**What the exercise asks**
Output every line exactly as written. Leave out pictures.

################

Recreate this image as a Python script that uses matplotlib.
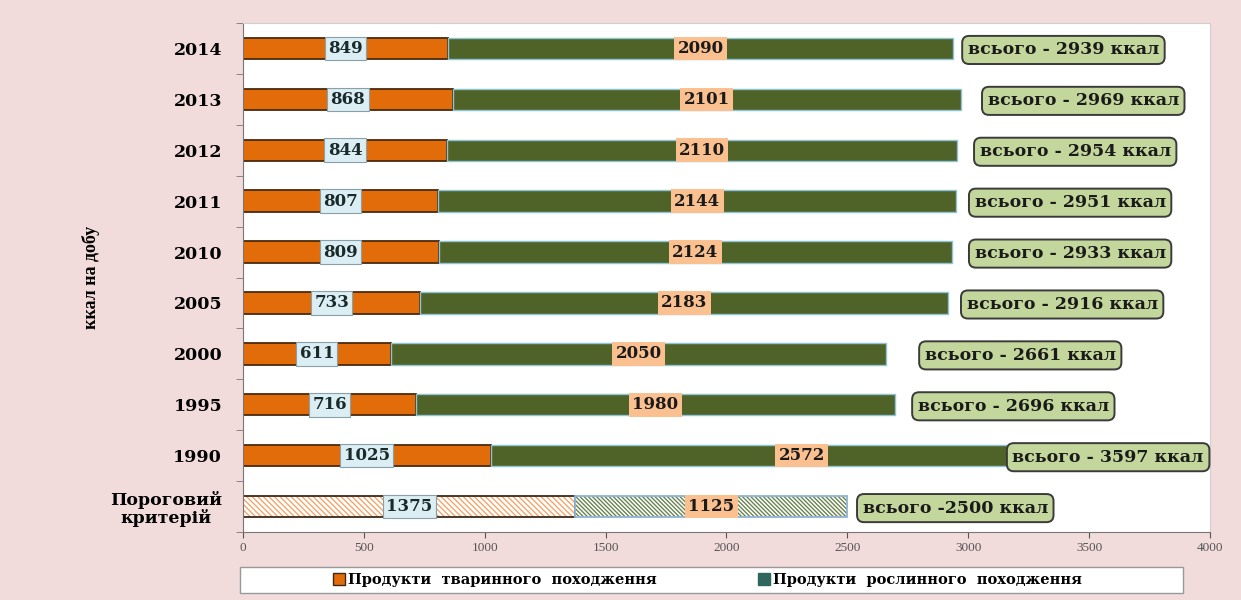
import matplotlib.pyplot as plt
from matplotlib.patches import Patch, Rectangle

categories = ["Пороговий\nкритерій", "1990", "1995", "2000", "2005", "2010", "2011", "2012", "2013", "2014"]
animal = [1375, 1025, 716, 611, 733, 809, 807, 844, 868, 849]
plant = [1125, 2572, 1980, 2050, 2183, 2124, 2144, 2110, 2101, 2090]
totals = [2500, 3597, 2696, 2661, 2916, 2933, 2951, 2954, 2969, 2939]
total_text = ["всього -2500 ккал"] + ["всього - %d ккал" % t for t in totals[1:]]
# left edge of each "total" box (data units), as placed in the original
total_label_x = [2523, 3143, 2751, 2780, 2953, 2986, 2986, 3007, 3040, 2958]

ORANGE = "#e36c0a"
GREEN = "#4f6228"
SERIF = "Liberation Serif"
WIDE = "DejaVu Serif"   # the original text looks stretched sideways


def main():
    plt.rcParams['font.family'] = SERIF
    plt.rcParams['hatch.linewidth'] = 1.0

    fig = plt.figure(figsize=(12.41, 6), dpi=100, facecolor="#f2dcdb")
    ax = fig.add_axes([0.1958, 0.1133, 0.7792, 0.8484])
    ax.set_facecolor("white")

    ys = list(range(len(categories)))
    h = 0.42

    for i, y in enumerate(ys):
        a, p = animal[i], plant[i]
        if i == 0:
            # threshold row: hatched
            ax.barh(y, a, height=h, color="white", edgecolor="#f3a56b", hatch="\\" * 6, lw=0)
            ax.barh(y, a, height=h, fill=False, edgecolor="#3b2a1a", lw=1.3)
            ax.barh(y, p, left=a, height=h, color="white", edgecolor="#6a8450", hatch="\\" * 8, lw=0)
            ax.barh(y, p, left=a, height=h, fill=False, edgecolor="#8fb4d6", lw=1.3)
        else:
            ax.barh(y, a, height=h, color=ORANGE, edgecolor="#4a2a0a", lw=1.3)
            ax.barh(y, p, left=a, height=h, color=GREEN, edgecolor="#8fc3d6", lw=1.0)

        ax.text(a / 2, y, str(a), ha="center", va="center", fontsize=12, fontweight="bold",
                family=WIDE, color="#1a2a2a",
                bbox=dict(boxstyle="square,pad=0.2", fc="#dbeef3", ec="#8aa0a8", lw=0.8))
        ax.text(a + p / 2, y, str(p), ha="center", va="center", fontsize=12, fontweight="bold",
                family=WIDE, color="#1a1a1a",
                bbox=dict(boxstyle="square,pad=0.2", fc="#fac090", ec="none"))
        ax.text(total_label_x[i] + 40, y - 0.03, total_text[i], ha="left", va="center", fontsize=12.5,
                fontweight="bold", family=WIDE, color="#1a1a1a", clip_on=False,
                bbox=dict(boxstyle="round,pad=0.32,rounding_size=0.4", fc="#c3d69b", ec="#3a3a3a", lw=1.4))

    ax.set_xlim(0, 4000)
    ax.set_ylim(-0.5, 9.5)
    ax.set_xticks(range(0, 4001, 500))
    ax.tick_params(axis="x", labelsize=9.5, colors="#555555", length=4, direction="out")
    ax.set_yticks(ys)
    ax.set_yticklabels(categories, fontsize=12.5, fontweight="bold", family=WIDE,
                       linespacing=1.05, multialignment="center")
    ax.tick_params(axis="y", length=0, pad=15)
    ax.set_yticks([y + 0.5 for y in ys[:-1]] + [-0.5, 9.5], minor=True)
    ax.tick_params(axis="y", which="minor", length=5, color="#777777")
    ax.set_ylabel("ккал на добу", fontsize=13, fontweight="bold")
    ax.yaxis.set_label_coords(-0.148, 0.5)

    ax.spines["left"].set_color("#777777")
    ax.spines["bottom"].set_color("#777777")
    ax.spines["top"].set_color("#cfcfcf")
    ax.spines["right"].set_color("#cfcfcf")

    # legend box, with one entry on each side
    fig.add_artist(Rectangle((240 / 1241, 1 - 593 / 600), 943 / 1241, 26 / 600,
                             transform=fig.transFigure, fc="white", ec="#999999", lw=1.0))
    entries = [(Patch(fc=ORANGE, ec="#3b2a1a"), "Продукти  тваринного  походження", 333),
               (Patch(fc="#31665e", ec="#31665e"), "Продукти  рослинного  походження", 758)]
    for handle, label, xpix in entries:
        fig.legend([handle], [label], loc="center left",
                   bbox_to_anchor=(xpix / 1241, 1 - 580 / 600),
                   prop=dict(family=WIDE, weight="bold", size=10.5),
                   handlelength=0.8, handleheight=0.8, handletextpad=0.2,
                   frameon=False, borderaxespad=0, borderpad=0)

    fig.savefig("out.png", dpi=100, facecolor=fig.get_facecolor())


if __name__ == "__main__":
    main()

################

**The answer**
Recreate this image as a Python script that uses matplotlib.
import matplotlib.pyplot as plt
from matplotlib.patches import Patch, Rectangle

categories = ["Пороговий\nкритерій", "1990", "1995", "2000", "2005", "2010", "2011", "2012", "2013", "2014"]
animal = [1375, 1025, 716, 611, 733, 809, 807, 844, 868, 849]
plant = [1125, 2572, 1980, 2050, 2183, 2124, 2144, 2110, 2101, 2090]
totals = [2500, 3597, 2696, 2661, 2916, 2933, 2951, 2954, 2969, 2939]
total_text = ["всього -2500 ккал"] + ["всього - %d ккал" % t for t in totals[1:]]
# left edge of each "total" box (data units), as placed in the original
total_label_x = [2523, 3143, 2751, 2780, 2953, 2986, 2986, 3007, 3040, 2958]

ORANGE = "#e36c0a"
GREEN = "#4f6228"
SERIF = "Liberation Serif"
WIDE = "DejaVu Serif"   # the original text looks stretched sideways


def main():
    plt.rcParams['font.family'] = SERIF
    plt.rcParams['hatch.linewidth'] = 1.0

    fig = plt.figure(figsize=(12.41, 6), dpi=100, facecolor="#f2dcdb")
    ax = fig.add_axes([0.1958, 0.1133, 0.7792, 0.8484])
    ax.set_facecolor("white")

    ys = list(range(len(categories)))
    h = 0.42

    for i, y in enumerate(ys):
        a, p = animal[i], plant[i]
        if i == 0:
            # threshold row: hatched
            ax.barh(y, a, height=h, color="white", edgecolor="#f3a56b", hatch="\\" * 6, lw=0)
            ax.barh(y, a, height=h, fill=False, edgecolor="#3b2a1a", lw=1.3)
            ax.barh(y, p, left=a, height=h, color="white", edgecolor="#6a8450", hatch="\\" * 8, lw=0)
            ax.barh(y, p, left=a, height=h, fill=False, edgecolor="#8fb4d6", lw=1.3)
        else:
            ax.barh(y, a, height=h, color=ORANGE, edgecolor="#4a2a0a", lw=1.3)
            ax.barh(y, p, left=a, height=h, color=GREEN, edgecolor="#8fc3d6", lw=1.0)

        ax.text(a / 2, y, str(a), ha="center", va="center", fontsize=12, fontweight="bold",
                family=WIDE, color="#1a2a2a",
                bbox=dict(boxstyle="square,pad=0.2", fc="#dbeef3", ec="#8aa0a8", lw=0.8))
        ax.text(a + p / 2, y, str(p), ha="center", va="center", fontsize=12, fontweight="bold",
                family=WIDE, color="#1a1a1a",
                bbox=dict(boxstyle="square,pad=0.2", fc="#fac090", ec="none"))
        ax.text(total_label_x[i] + 40, y - 0.03, total_text[i], ha="left", va="center", fontsize=12.5,
                fontweight="bold", family=WIDE, color="#1a1a1a", clip_on=False,
                bbox=dict(boxstyle="round,pad=0.32,rounding_size=0.4", fc="#c3d69b", ec="#3a3a3a", lw=1.4))

    ax.set_xlim(0, 4000)
    ax.set_ylim(-0.5, 9.5)
    ax.set_xticks(range(0, 4001, 500))
    ax.tick_params(axis="x", labelsize=9.5, colors="#555555", length=4, direction="out")
    ax.set_yticks(ys)
    ax.set_yticklabels(categories, fontsize=12.5, fontweight="bold", family=WIDE,
                       linespacing=1.05, multialignment="center")
    ax.tick_params(axis="y", length=0, pad=15)
    ax.set_yticks([y + 0.5 for y in ys[:-1]] + [-0.5, 9.5], minor=True)
    ax.tick_params(axis="y", which="minor", length=5, color="#777777")
    ax.set_ylabel("ккал на добу", fontsize=13, fontweight="bold")
    ax.yaxis.set_label_coords(-0.148, 0.5)

    ax.spines["left"].set_color("#777777")
    ax.spines["bottom"].set_color("#777777")
    ax.spines["top"].set_color("#cfcfcf")
    ax.spines["right"].set_color("#cfcfcf")

    # legend box, with one entry on each side
    fig.add_artist(Rectangle((240 / 1241, 1 - 593 / 600), 943 / 1241, 26 / 600,
                             transform=fig.transFigure, fc="white", ec="#999999", lw=1.0))
    entries = [(Patch(fc=ORANGE, ec="#3b2a1a"), "Продукти  тваринного  походження", 333),
               (Patch(fc="#31665e", ec="#31665e"), "Продукти  рослинного  походження", 758)]
    for handle, label, xpix in entries:
        fig.legend([handle], [label], loc="center left",
                   bbox_to_anchor=(xpix / 1241, 1 - 580 / 600),
                   prop=dict(family=WIDE, weight="bold", size=10.5),
                   handlelength=0.8, handleheight=0.8, handletextpad=0.2,
                   frameon=False, borderaxespad=0, borderpad=0)

    fig.savefig("out.png", dpi=100, facecolor=fig.get_facecolor())


if __name__ == "__main__":
    main()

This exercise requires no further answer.